I am working with the BLLIP 1987-89 WSJ Corpus Release 1 (https://catalog.ldc.upenn.edu/LDC2000T43).
I am trying to use NLTK's SyntaxCorpusReader class to read in the parsed sentences. I'm trying to get it to work with a simple example of just 1 file. Here is my code...
from nltk.corpus.reader import SyntaxCorpusReader path = '/corpus/wsj' filename = 'wsj1' reader = SyntaxCorpusReader('/corpus/wsj','wsj1')
I am able to see the raw text from the file. It returns a string of the parsed sentences.

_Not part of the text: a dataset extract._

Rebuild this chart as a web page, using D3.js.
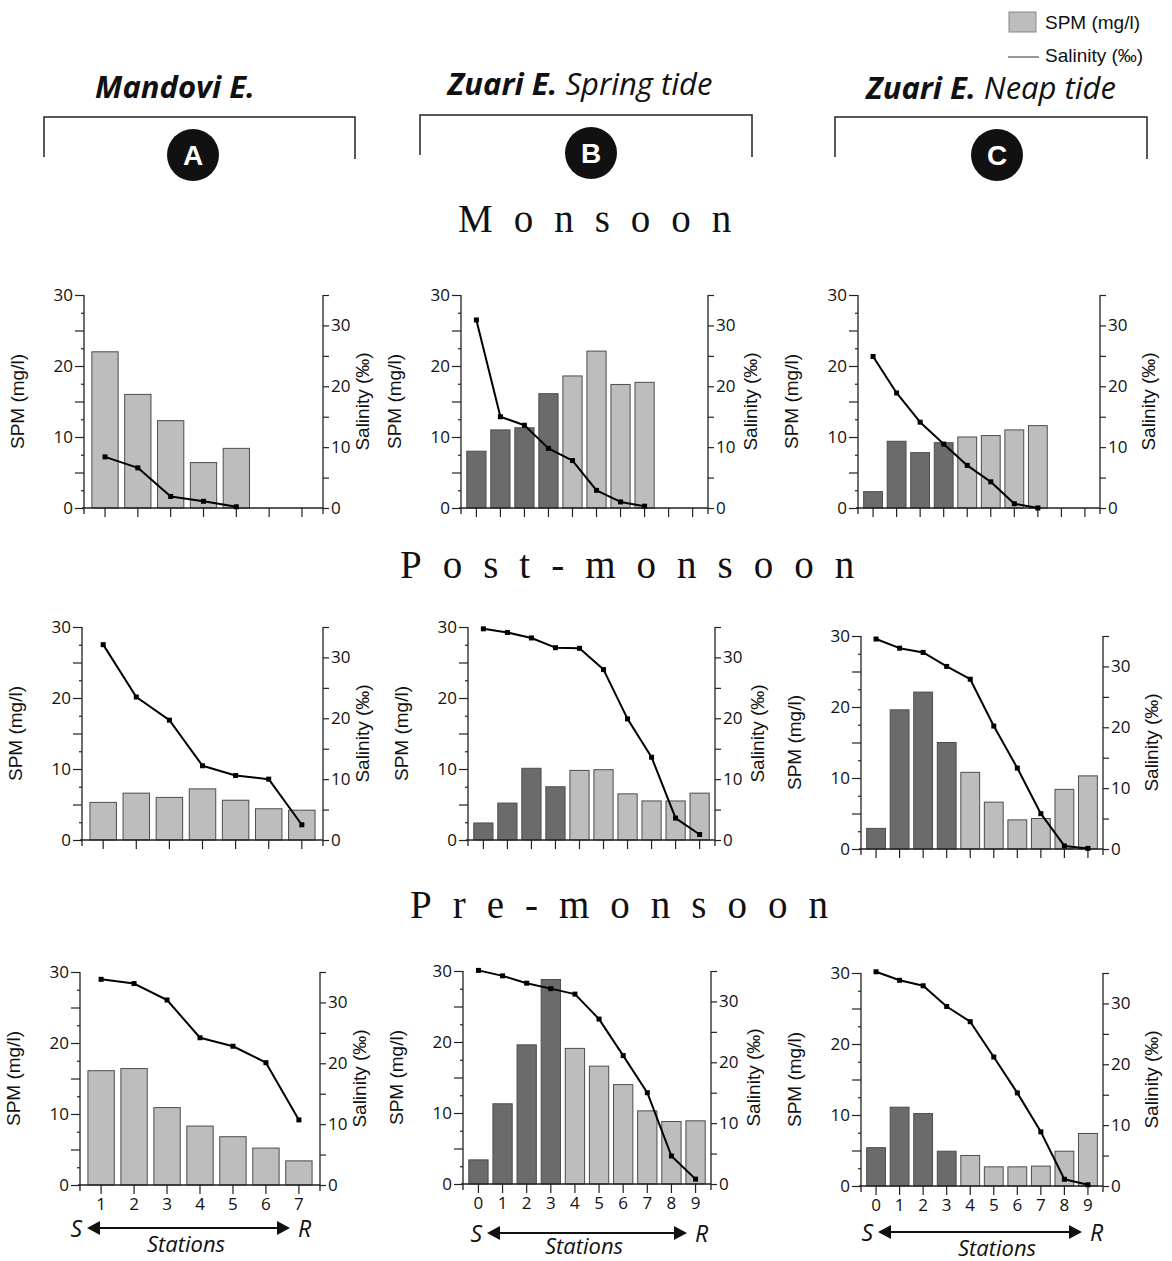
<!DOCTYPE html>
<html>
<head>
<meta charset="utf-8">
<script src="https://cdn.jsdelivr.net/npm/d3@7"></script>
<style>
  body { margin: 0; background: #fff; }
  text { fill: #111; }
</style>
</head>
<body>
<svg id="chart" width="1172" height="1261"></svg>
<script>
// stations along each estuary (S = sea end, R = river end)
let stations_mandovi = [1, 2, 3, 4, 5, 6, 7];
let stations_zuari = [0, 1, 2, 3, 4, 5, 6, 7, 8, 9];
// Zuari stations drawn with the darker bars
let dark_stations_zuari = [0, 1, 2, 3];

let seasons = ['Monsoon', 'Post-monsoon', 'Pre-monsoon'];
let estuary_names = [['Mandovi E.', ''], ['Zuari E.', ' Spring tide'], ['Zuari E.', ' Neap tide']];
let panel_letters = ['A', 'B', 'C'];

let spm_ticks = [0, 10, 20, 30];
let sal_ticks = [0, 10, 20, 30];

// Mandovi estuary
let spm_mandovi_mon = [22.0, 16.0, 12.3, 6.4, 8.4];
let sal_mandovi_mon = [8.4, 6.6, 1.9, 1.1, 0.2];
let spm_mandovi_post = [5.3, 6.6, 6.0, 7.2, 5.6, 4.4, 4.2];
let sal_mandovi_post = [32.1, 23.5, 19.7, 12.2, 10.6, 10.0, 2.5];
let spm_mandovi_pre = [16.1, 16.4, 10.9, 8.3, 6.8, 5.2, 3.4];
let sal_mandovi_pre = [33.8, 33.1, 30.4, 24.2, 22.8, 20.1, 10.7];

// Zuari estuary, spring tide
let spm_spring_mon = [8.0, 11.0, 11.3, 16.1, 18.6, 22.1, 17.4, 17.7];
let sal_spring_mon = [30.9, 15.0, 13.6, 9.8, 7.8, 2.9, 1.0, 0.3];
let spm_spring_post = [2.4, 5.2, 10.1, 7.5, 9.8, 9.9, 6.5, 5.5, 5.5, 6.6];
let sal_spring_post = [34.7, 34.1, 33.2, 31.6, 31.5, 28.0, 19.9, 13.6, 3.6, 0.9];
let spm_spring_pre = [3.4, 11.3, 19.6, 28.8, 19.1, 16.6, 14.0, 10.3, 8.8, 8.9];
let sal_spring_pre = [35.1, 34.2, 33.0, 32.1, 31.2, 27.1, 21.1, 15.0, 4.6, 0.8];

// Zuari estuary, neap tide
let spm_neap_mon = [2.3, 9.4, 7.8, 9.2, 10.0, 10.2, 11.0, 11.6];
let sal_neap_mon = [24.9, 18.9, 14.1, 10.5, 7.0, 4.3, 0.7, 0.0];
let spm_neap_post = [2.9, 19.6, 22.1, 15.0, 10.8, 6.6, 4.1, 4.3, 8.4, 10.3];
let sal_neap_post = [34.5, 33.0, 32.3, 30.0, 27.9, 20.2, 13.3, 5.8, 0.5, 0.1];
let spm_neap_pre = [5.4, 11.1, 10.2, 4.9, 4.3, 2.7, 2.7, 2.8, 4.9, 7.4];
let sal_neap_pre = [35.2, 33.8, 32.9, 29.5, 27.0, 21.2, 15.3, 8.9, 1.1, 0.2];

// rows = seasons, cols = estuary
let panel_spm = [
	[spm_mandovi_mon, spm_spring_mon, spm_neap_mon],
	[spm_mandovi_post, spm_spring_post, spm_neap_post],
	[spm_mandovi_pre, spm_spring_pre, spm_neap_pre]
];
let panel_sal = [
	[sal_mandovi_mon, sal_spring_mon, sal_neap_mon],
	[sal_mandovi_post, sal_spring_post, sal_neap_post],
	[sal_mandovi_pre, sal_spring_pre, sal_neap_pre]
];
let panel_stations = [stations_mandovi, stations_zuari, stations_zuari];

// layout (left axis, right axis, baseline) for each panel
let panel_box = [
	[{l: 84, r: 323, b: 508}, {l: 461, r: 708, b: 508}, {l: 858, r: 1100, b: 508}],
	[{l: 82, r: 323, b: 840}, {l: 468, r: 715, b: 840}, {l: 861, r: 1103, b: 849}],
	[{l: 80, r: 320, b: 1185}, {l: 463, r: 711, b: 1184}, {l: 861, r: 1103, b: 1186}]
];
let plot_h = 213;
let sal_title_dx = [46, 49, 55];
// S <-> R arrow under each column
let arrow_pos = [
	{x1: 87, x2: 290, y: 1228, tx: 186, ty: 1252},
	{x1: 487, x2: 687, y: 1233, tx: 584, ty: 1254},
	{x1: 878, x2: 1082, y: 1232, tx: 997, ty: 1256}
];

let light_color = '#bdbdbd',
	dark_color = '#6b6b6b',
	bar_stroke = '#4d4d4d',
	axis_color = '#222';

let num_font = "'Open Sans', sans-serif";
let label_font = "'Liberation Sans', Arial, sans-serif";

let svg = d3.select('#chart');

// ---- headers ----
let header_pos = [
	{tx: 175, ty: 98, l: 44, r: 355, y: 117, cx: 193, cy: 155},
	{tx: 580, ty: 95, l: 420, r: 752, y: 115, cx: 591, cy: 153},
	{tx: 991, ty: 99, l: 835, r: 1147, y: 117, cx: 997, cy: 155}
];

header_pos.forEach(function(h, i) {
	let t = svg.append('text')
		.attr('x', h.tx)
		.attr('y', h.ty)
		.attr('text-anchor', 'middle')
		.style('font-family', num_font)
		.style('font-style', 'italic')
		.style('font-size', '31px');
	t.append('tspan').style('font-weight', 700).text(estuary_names[i][0]);
	t.append('tspan').style('font-weight', 400).text(estuary_names[i][1]);

	svg.append('path')
		.attr('d', `M${h.l},${h.y + 40}V${h.y}H${h.r}V${h.y + 42}`)
		.attr('fill', 'none')
		.attr('stroke', '#222')
		.attr('stroke-width', 1.5);

	svg.append('circle')
		.attr('cx', h.cx)
		.attr('cy', h.cy)
		.attr('r', 26)
		.attr('fill', '#111');
	svg.append('text')
		.attr('x', h.cx)
		.attr('y', h.cy + 10)
		.attr('text-anchor', 'middle')
		.style('font-family', label_font)
		.style('font-weight', 700)
		.style('font-size', '28px')
		.style('fill', '#fff')
		.text(panel_letters[i]);
});

// ---- season titles ----
let season_pos = [{x: 458, y: 232}, {x: 400, y: 578}, {x: 410, y: 918}];
seasons.forEach(function(s, i) {
	svg.append('text')
		.attr('x', season_pos[i].x)
		.attr('y', season_pos[i].y)
		.style('font-family', "'Liberation Serif', 'Times New Roman', serif")
		.style('font-size', '39px')
		.style('letter-spacing', '21px')
		.text(s);
});

// ---- legend ----
svg.append('rect')
	.attr('x', 1009).attr('y', 12)
	.attr('width', 27).attr('height', 20)
	.attr('fill', light_color)
	.attr('stroke', '#888');
svg.append('text')
	.attr('x', 1045).attr('y', 29)
	.style('font-family', label_font)
	.style('font-size', '19px')
	.text('SPM (mg/l)');
svg.append('line')
	.attr('x1', 1008).attr('x2', 1039)
	.attr('y1', 57).attr('y2', 57)
	.attr('stroke', '#333');
svg.append('text')
	.attr('x', 1045).attr('y', 62)
	.style('font-family', label_font)
	.style('font-size', '19px')
	.text('Salinity (‰)');

// ---- panels ----
function render_panel(row, col) {
	let box = panel_box[row][col];
	let stations = panel_stations[col];
	let spm = panel_spm[row][col];
	let sal = panel_sal[row][col];
	let is_bottom = row === seasons.length - 1;

	let x = d3.scaleBand()
		.domain(stations)
		.range([box.l, box.r])
		.paddingInner(0.2)
		.paddingOuter(0.24);
	let y_spm = d3.scaleLinear()
		.domain([0, 30])
		.range([box.b, box.b - plot_h]);
	let y_sal = d3.scaleLinear()
		.domain([0, 35])
		.range([box.b, box.b - plot_h]);

	let g = svg.append('g').attr('class', 'panel');

	// bars
	g.selectAll('.spm-bar')
		.data(spm)
		.enter()
		.append('rect')
		.attr('class', 'spm-bar')
		.attr('x', (d, i) => x(stations[i]))
		.attr('y', d => y_spm(d))
		.attr('width', x.bandwidth())
		.attr('height', d => y_spm(0) - y_spm(d))
		.attr('fill', (d, i) => (col > 0 && dark_stations_zuari.includes(stations[i])) ? dark_color : light_color)
		.attr('stroke', bar_stroke)
		.attr('stroke-width', 1);

	// left axis: major every 5, minor every 2.5
	let left_major = d3.axisLeft(y_spm)
		.tickValues(d3.range(0, 30.1, 5))
		.tickFormat(d => spm_ticks.includes(d) ? d : '')
		.tickSize(9)
		.tickSizeOuter(0)
		.tickPadding(2);
	let left_minor = d3.axisLeft(y_spm)
		.tickValues(d3.range(2.5, 30, 5))
		.tickFormat('')
		.tickSize(3);

	g.append('g').attr('transform', `translate(${box.l},0)`).call(left_major)
		.call(a => a.select('.domain').remove());
	g.append('g').attr('transform', `translate(${box.l},0)`).call(left_minor)
		.call(a => a.select('.domain').remove());

	// right axis
	let right_axis = d3.axisRight(y_sal)
		.tickValues(d3.range(0, 35.1, 5))
		.tickFormat(d => sal_ticks.includes(d) ? d : '')
		.tickSize(6)
		.tickPadding(2);
	g.append('g').attr('transform', `translate(${box.r},0)`).call(right_axis)
		.call(a => a.select('.domain').remove());

	// bottom axis
	let bottom_axis = d3.axisBottom(x)
		.tickSize(9)
		.tickPadding(4)
		.tickFormat(is_bottom ? (d => d) : '');
	g.append('g').attr('transform', `translate(0,${box.b})`).call(bottom_axis)
		.call(a => a.select('.domain').remove());

	// axis lines (slightly overshooting the baseline like the original)
	g.append('path')
		.attr('d', `M${box.l},${box.b - plot_h}V${box.b + 6}M${box.r},${box.b - plot_h}V${box.b + 6}M${box.l - 2},${box.b}H${box.r}`)
		.attr('fill', 'none')
		.attr('stroke', axis_color)
		.attr('stroke-width', 1.3);

	g.selectAll('.tick line').attr('stroke', axis_color).attr('stroke-width', 1.2);
	g.selectAll('.tick text')
		.attr('font-size', null)
		.attr('font-family', null)
		.style('font-family', num_font)
		.style('font-size', '17px')
		.style('fill', '#111');

	// salinity line
	let line = d3.line()
		.x((d, i) => x(stations[i]) + x.bandwidth() / 2)
		.y(d => y_sal(d));

	g.append('path')
		.datum(sal)
		.attr('d', line)
		.attr('fill', 'none')
		.attr('stroke', '#000')
		.attr('stroke-width', 2)
		.attr('stroke-linejoin', 'round');

	g.selectAll('.sal-point')
		.data(sal)
		.enter()
		.append('rect')
		.attr('class', 'sal-point')
		.attr('x', (d, i) => x(stations[i]) + x.bandwidth() / 2 - 2.5)
		.attr('y', d => y_sal(d) - 2.5)
		.attr('width', 5)
		.attr('height', 5)
		.attr('fill', '#000');

	// axis titles
	let mid = box.b - plot_h / 2;
	g.append('text')
		.attr('transform', `translate(${box.l - 60},${mid}) rotate(-90)`)
		.attr('text-anchor', 'middle')
		.style('font-family', label_font)
		.style('font-size', '19px')
		.text('SPM (mg/l)');
	g.append('text')
		.attr('transform', `translate(${box.r + sal_title_dx[col]},${mid}) rotate(-90)`)
		.attr('text-anchor', 'middle')
		.style('font-family', label_font)
		.style('font-size', '19px')
		.text('Salinity (‰)');

	if (is_bottom) {
		let a = arrow_pos[col];
		g.append('line')
			.attr('x1', a.x1 + 8).attr('x2', a.x2 - 8)
			.attr('y1', a.y).attr('y2', a.y)
			.attr('stroke', '#111')
			.attr('stroke-width', 1.8);
		g.append('path')
			.attr('d', `M${a.x1},${a.y}l13,-7v14zM${a.x2},${a.y}l-13,-7v14z`)
			.attr('fill', '#111');
		g.append('text')
			.attr('x', a.x1 - 5).attr('y', a.y + 9)
			.attr('text-anchor', 'end')
			.style('font-family', num_font)
			.style('font-style', 'italic')
			.style('font-size', '23px')
			.text('S');
		g.append('text')
			.attr('x', a.x2 + 8).attr('y', a.y + 9)
			.style('font-family', num_font)
			.style('font-style', 'italic')
			.style('font-size', '23px')
			.text('R');
		g.append('text')
			.attr('x', a.tx).attr('y', a.ty)
			.attr('text-anchor', 'middle')
			.style('font-family', num_font)
			.style('font-style', 'italic')
			.style('font-size', '22px')
			.text('Stations');
	}
}

for (let r = 0; r < seasons.length; r++) {
	for (let c = 0; c < 3; c++) {
		render_panel(r, c);
	}
}
</script>
</body>
</html>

reader.raw() u"(S1 (S (PP-LOC (IN In)\n\t(NP (NP (DT a) (NN move))\n\t (SBAR (WHNP#0 (WDT that))\n\t (S (NP-SBJ (-NONE- *T*-0))\n\t (VP (MD would)\n\t (VP (VB represent)\n\t (NP (NP (DT a) (JJ major) (NN break))\n\t (PP (IN with) (NP (NN tradition))))\n\t (PP-LOC (IN in)\n\t (NP#1004 (DT the) (JJ legal) (NN profession)))))))))\n (, ,)\n (NP-SBJ#1005 (NP (NN law) (NNS firms))\n (PP-LOC (IN in) (NP#1006 (DT this) (NN city))))\n (VP (MD may)\n (VP (VB become)\n (NP (NP (DT the) (JJ first))\n\t(PP-LOC (IN in) (NP (DT the) (NN nation)))\n\t(SBAR (WHNP#1 (-NONE- 0))\n\t (S (NP-SBJ (-NONE- *T*-1))\n\t (VP (TO to)\n\t (VP (VB reward)\n\t (NP#1009 (NNS non-lawyers))\n\t (PP-MNR-CLR (IN with)\n\t (NP#1010 (NP (DT the) (VBN cherished) (NN title))\n\t (PP (IN of) (NP (NN partner))))))))))))\n (. .)))\n...'
But when I try to get the parsed sentences, I receive an error.
reader.parsed_sents() File "<stdin>", line 1, in <module> File "/usr/lib/python2.7/dist-packages/nltk/compat.py", line 487, in wrapper return method(self).encode('ascii', 'backslashreplace') File "/usr/lib/python2.7/dist-packages/nltk/util.py", line 664, in __repr__ for elt in self: File "/usr/lib/python2.7/dist-packages/nltk/corpus/reader/util.py", line 291, in iterate_from tokens = self.read_block(self._stream) File "/usr/lib/python2.7/dist-packages/nltk/corpus/reader/api.py", line 430, in _read_parsed_sent_block return list(filter(None, [self._parse(t) for t in self._read_block(stream)])) File "/usr/lib/python2.7/dist-packages/nltk/corpus/reader/api.py", line 378, in _read_block raise NotImplementedError() NotImplementedError
I'm not sure what the issue is. My goal was to read in the parsed sentences and use NLTK's tree class to extract the text of the sentences, and perhaps navigate the tree structure.